Due “Incompiute” perfettamente compiute compongono il programma dei Pomeriggi Musicali diretti da James Feddeck nel concerto intitolato Il tempo di Schudert (11 settembre, Auditorium del Lingotto alle ore 21). La compiutezza dell’Incompiuta schubertiana – scriveva Sergio Sablich giocando con le parole – è una sorta di luogo comune retorico privo di riscontri attendibili, dal momento che il progetto originario comprendeva un successivo Scherzo, e dunque certamente anche un finale. Casomai, continuava l’illustre studioso, dovremmo interrogarci sul perché i due movimenti di sinfonia ci diano questa percezione di compiutezza. E la risposta è che i due movimenti si completano nello sdoppiamento tra un destino terreno di Weltschmerz – il “dolore del mondo” del primo movimento in si minore, tonalità che in Schubert si associa a sentimenti di introspezione e di morte – e una visione ultraterrena di pace cosmica, rappresentata dal luminoso mi maggiore del secondo movimento.
Circa un secolo e mezzo dopo, Luciano Berio, vincendo non poche perplessità, decideva di mettere mano agli schizzi “di notevole complessità e di grande bellezza” di una Decima sinfonia schubertiana, testimonianza ulteriore «delle nuove strade, non più beethoveniane, che lo Schubert delle sinfonie stava già percorrendo». Di qui la decisione di adottare lo stesso organico orchestrale dell’Incompiuta per restaurare (restaurare, non ricostruire, precisa Berio) quegli scarni appunti e dare loro vita. Un po’ come si fa nei cosiddetti restauri “non competitivi”, quando negli interstizi di un affresco lacunoso si inserisce cemento o intonaco nudo. Qui, il tessuto musicale tra uno schizzo e l’altro, segnalato ogni volta dal suono della celesta, è ottenuto riplasmando reminiscenze dell’ultimo Schubert. Non per imitarlo o completarlo “à la manière de”, ma per farne risaltare meglio il pensiero originale.
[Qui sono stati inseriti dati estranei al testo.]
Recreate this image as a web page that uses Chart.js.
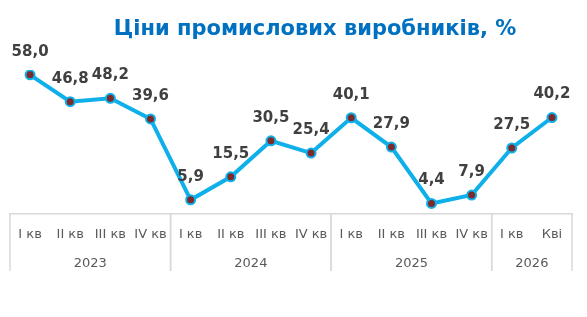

E Rendering risuona di smagliante compiutezza, come ben sanno gli ascoltatori di Radio3, che ha adottato Rendering come “logo” musicale.
Ancora una sinfonia di Schubert, la Quinta, la più cameristica e mozartiana delle sue sinfonie, sta al centro del concerto dell’Orchestra Filarmonica di Torino, diretta da Giampaolo Pretto (24 settembre, Conservatorio, ore 19 e 21,30). Apre la serata la seduttiva Farewell to Stromness (1980) in versione per orchestra d’archi, uno dei brani che all’inizio degli Anni Ottanta segnarono la decisa svolta dell’inglese Maxwell Davies in direzione di una maggiore comunicabilità, destando non poche critiche in colleghi rimasti su posizioni più radicali. Conclude il programma la Serenata in la maggiore op. 16 di un Brahms venticinquenne, all’epoca direttore d’orchestra, pianista e insegnante della principessa di Lippe-Detmold (siamo nel 1858). Un periodo sereno («Ero di ottimo umore a Detmold – scriveva Brahms all’amico violinista Joachim –. Di rado ho composto con tanto diletto») che vide la nascita, tra le altre pagine, della Serenata in la maggiore op. 16, dove ascoltiamo un Brahms che sta prendendo confidenza con la scrittura per orchestra, e che, nella scelta di impiegare gli archi senza violini, anticipa quella predilezione per il registro centrale e per le atmosfere morbide e intimistiche che rimarrà costante della sua produzione matura.